Mr. Rosenberg notes that, from the outset, the foundation has had New Democratic and Conservative politicians as part of its governance. Former Saskatchewan NDP premier Roy Romanow and former Ontario Progressive Conservative premier William Davis have been members of the foundation community. Former federal Conservative cabinet minister Michael Fortier has been a mentor, as has his former cabinet colleague Chuck Strahl, who is now on the foundation’s board.
“Your reputation is that you get along with people”
Mr. Strahl, who’s based in Chilliwack, B.C., and is also director and chairman of the Manning Centre, contends that the foundation is “a non-partisan group but with a very partisan name.” He jokes that he’s the “token Conservative,” but adds that the foundation is unfairly dismissed as Liberal because “it deals with the humanities, it deals with the environment and indigenous people and the relationship between Canada and its natural world.”
He recalls that Alexandre Trudeau, brother to Canada’s current prime minister and a member of the foundation’s board, was one of the people he talked to before becoming a mentor. “He pumped my tires pretty good, is what he did.

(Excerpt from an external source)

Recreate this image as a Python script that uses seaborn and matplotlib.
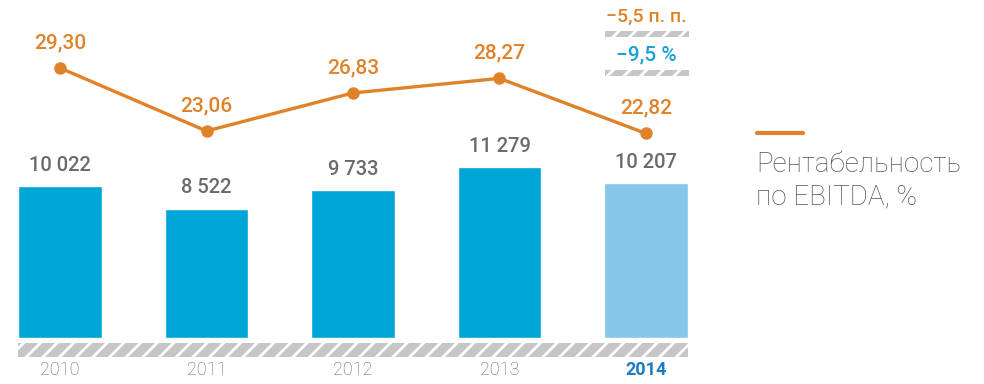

He said, ‘Your reputation is that you get along with people.’”
The foundation does not accept individual applications for awards – candidates must be nominated by a Canadian university or other group that has been invited by the foundation to submit a nomination. The next mentorship competition runs from July to September of this year, the fellowship competition from July to December, and the doctoral scholarship competition from September to December.